Supplied data –
# # #
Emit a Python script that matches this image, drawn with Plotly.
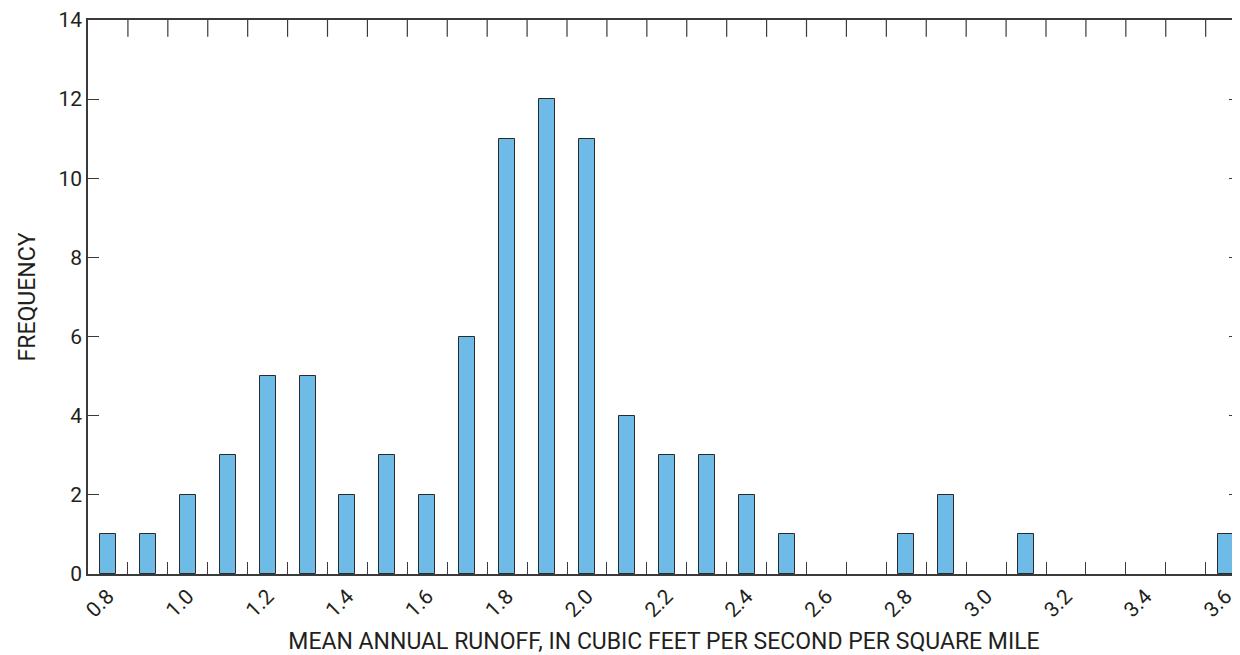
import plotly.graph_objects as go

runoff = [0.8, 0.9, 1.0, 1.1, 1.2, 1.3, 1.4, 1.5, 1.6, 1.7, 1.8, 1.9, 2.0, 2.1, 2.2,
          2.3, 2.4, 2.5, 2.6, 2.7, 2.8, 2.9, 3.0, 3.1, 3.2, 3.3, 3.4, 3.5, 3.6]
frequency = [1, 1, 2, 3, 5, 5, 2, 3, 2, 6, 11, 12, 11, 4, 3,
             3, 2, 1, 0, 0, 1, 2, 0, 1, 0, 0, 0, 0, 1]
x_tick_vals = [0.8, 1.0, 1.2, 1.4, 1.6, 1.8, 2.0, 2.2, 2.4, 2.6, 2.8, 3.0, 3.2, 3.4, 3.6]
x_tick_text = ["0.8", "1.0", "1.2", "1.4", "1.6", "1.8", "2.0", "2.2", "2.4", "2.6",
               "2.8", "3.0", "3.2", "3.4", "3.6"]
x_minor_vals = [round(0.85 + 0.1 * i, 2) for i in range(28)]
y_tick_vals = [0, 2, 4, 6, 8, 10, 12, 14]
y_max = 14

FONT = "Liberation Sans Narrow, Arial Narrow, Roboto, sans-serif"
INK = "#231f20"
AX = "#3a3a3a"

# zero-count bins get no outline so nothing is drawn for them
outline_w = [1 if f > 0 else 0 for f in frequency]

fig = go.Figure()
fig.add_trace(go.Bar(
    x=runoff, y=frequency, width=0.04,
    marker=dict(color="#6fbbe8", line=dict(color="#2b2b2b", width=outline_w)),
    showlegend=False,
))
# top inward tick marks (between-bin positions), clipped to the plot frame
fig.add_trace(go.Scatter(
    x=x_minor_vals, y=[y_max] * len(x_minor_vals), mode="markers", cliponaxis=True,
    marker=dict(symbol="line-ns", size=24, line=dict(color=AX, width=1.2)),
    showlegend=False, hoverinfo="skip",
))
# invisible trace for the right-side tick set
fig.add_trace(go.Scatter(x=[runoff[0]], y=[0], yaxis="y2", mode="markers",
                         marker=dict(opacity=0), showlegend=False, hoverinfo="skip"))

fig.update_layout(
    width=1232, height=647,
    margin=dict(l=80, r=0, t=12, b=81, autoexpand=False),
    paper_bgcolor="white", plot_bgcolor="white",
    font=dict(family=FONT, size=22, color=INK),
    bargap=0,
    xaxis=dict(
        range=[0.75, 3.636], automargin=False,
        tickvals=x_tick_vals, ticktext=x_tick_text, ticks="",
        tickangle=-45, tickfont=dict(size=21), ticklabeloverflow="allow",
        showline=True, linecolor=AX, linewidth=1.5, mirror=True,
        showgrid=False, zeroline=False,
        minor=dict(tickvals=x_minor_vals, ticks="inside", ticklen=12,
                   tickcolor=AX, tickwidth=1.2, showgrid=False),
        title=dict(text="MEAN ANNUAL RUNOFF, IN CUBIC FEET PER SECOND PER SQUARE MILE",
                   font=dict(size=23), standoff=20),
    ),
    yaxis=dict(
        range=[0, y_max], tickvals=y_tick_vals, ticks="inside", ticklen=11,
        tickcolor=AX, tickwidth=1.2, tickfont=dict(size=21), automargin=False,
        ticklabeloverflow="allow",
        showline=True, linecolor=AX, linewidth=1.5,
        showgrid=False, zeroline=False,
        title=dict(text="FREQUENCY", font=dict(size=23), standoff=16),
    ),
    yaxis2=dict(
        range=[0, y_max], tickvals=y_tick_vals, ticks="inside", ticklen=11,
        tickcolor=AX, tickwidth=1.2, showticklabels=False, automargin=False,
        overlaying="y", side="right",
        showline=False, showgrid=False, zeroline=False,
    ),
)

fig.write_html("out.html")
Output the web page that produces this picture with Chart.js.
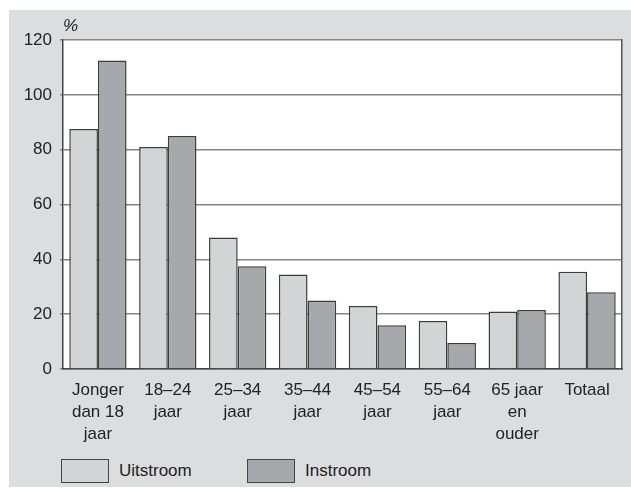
# # #
Problem requirements – Using the data above, print every line exactly, omitting pictures.

Output below –
Emit a Python script that matches this image, drawn with Plotly.
import plotly.graph_objects as go

runoff = [0.8, 0.9, 1.0, 1.1, 1.2, 1.3, 1.4, 1.5, 1.6, 1.7, 1.8, 1.9, 2.0, 2.1, 2.2,
          2.3, 2.4, 2.5, 2.6, 2.7, 2.8, 2.9, 3.0, 3.1, 3.2, 3.3, 3.4, 3.5, 3.6]
frequency = [1, 1, 2, 3, 5, 5, 2, 3, 2, 6, 11, 12, 11, 4, 3,
             3, 2, 1, 0, 0, 1, 2, 0, 1, 0, 0, 0, 0, 1]
x_tick_vals = [0.8, 1.0, 1.2, 1.4, 1.6, 1.8, 2.0, 2.2, 2.4, 2.6, 2.8, 3.0, 3.2, 3.4, 3.6]
x_tick_text = ["0.8", "1.0", "1.2", "1.4", "1.6", "1.8", "2.0", "2.2", "2.4", "2.6",
               "2.8", "3.0", "3.2", "3.4", "3.6"]
x_minor_vals = [round(0.85 + 0.1 * i, 2) for i in range(28)]
y_tick_vals = [0, 2, 4, 6, 8, 10, 12, 14]
y_max = 14

FONT = "Liberation Sans Narrow, Arial Narrow, Roboto, sans-serif"
INK = "#231f20"
AX = "#3a3a3a"

# zero-count bins get no outline so nothing is drawn for them
outline_w = [1 if f > 0 else 0 for f in frequency]

fig = go.Figure()
fig.add_trace(go.Bar(
    x=runoff, y=frequency, width=0.04,
    marker=dict(color="#6fbbe8", line=dict(color="#2b2b2b", width=outline_w)),
    showlegend=False,
))
# top inward tick marks (between-bin positions), clipped to the plot frame
fig.add_trace(go.Scatter(
    x=x_minor_vals, y=[y_max] * len(x_minor_vals), mode="markers", cliponaxis=True,
    marker=dict(symbol="line-ns", size=24, line=dict(color=AX, width=1.2)),
    showlegend=False, hoverinfo="skip",
))
# invisible trace for the right-side tick set
fig.add_trace(go.Scatter(x=[runoff[0]], y=[0], yaxis="y2", mode="markers",
                         marker=dict(opacity=0), showlegend=False, hoverinfo="skip"))

fig.update_layout(
    width=1232, height=647,
    margin=dict(l=80, r=0, t=12, b=81, autoexpand=False),
    paper_bgcolor="white", plot_bgcolor="white",
    font=dict(family=FONT, size=22, color=INK),
    bargap=0,
    xaxis=dict(
        range=[0.75, 3.636], automargin=False,
        tickvals=x_tick_vals, ticktext=x_tick_text, ticks="",
        tickangle=-45, tickfont=dict(size=21), ticklabeloverflow="allow",
        showline=True, linecolor=AX, linewidth=1.5, mirror=True,
        showgrid=False, zeroline=False,
        minor=dict(tickvals=x_minor_vals, ticks="inside", ticklen=12,
                   tickcolor=AX, tickwidth=1.2, showgrid=False),
        title=dict(text="MEAN ANNUAL RUNOFF, IN CUBIC FEET PER SECOND PER SQUARE MILE",
                   font=dict(size=23), standoff=20),
    ),
    yaxis=dict(
        range=[0, y_max], tickvals=y_tick_vals, ticks="inside", ticklen=11,
        tickcolor=AX, tickwidth=1.2, tickfont=dict(size=21), automargin=False,
        ticklabeloverflow="allow",
        showline=True, linecolor=AX, linewidth=1.5,
        showgrid=False, zeroline=False,
        title=dict(text="FREQUENCY", font=dict(size=23), standoff=16),
    ),
    yaxis2=dict(
        range=[0, y_max], tickvals=y_tick_vals, ticks="inside", ticklen=11,
        tickcolor=AX, tickwidth=1.2, showticklabels=False, automargin=False,
        overlaying="y", side="right",
        showline=False, showgrid=False, zeroline=False,
    ),
)

fig.write_html("out.html")
Output the web page that produces this picture with Chart.js.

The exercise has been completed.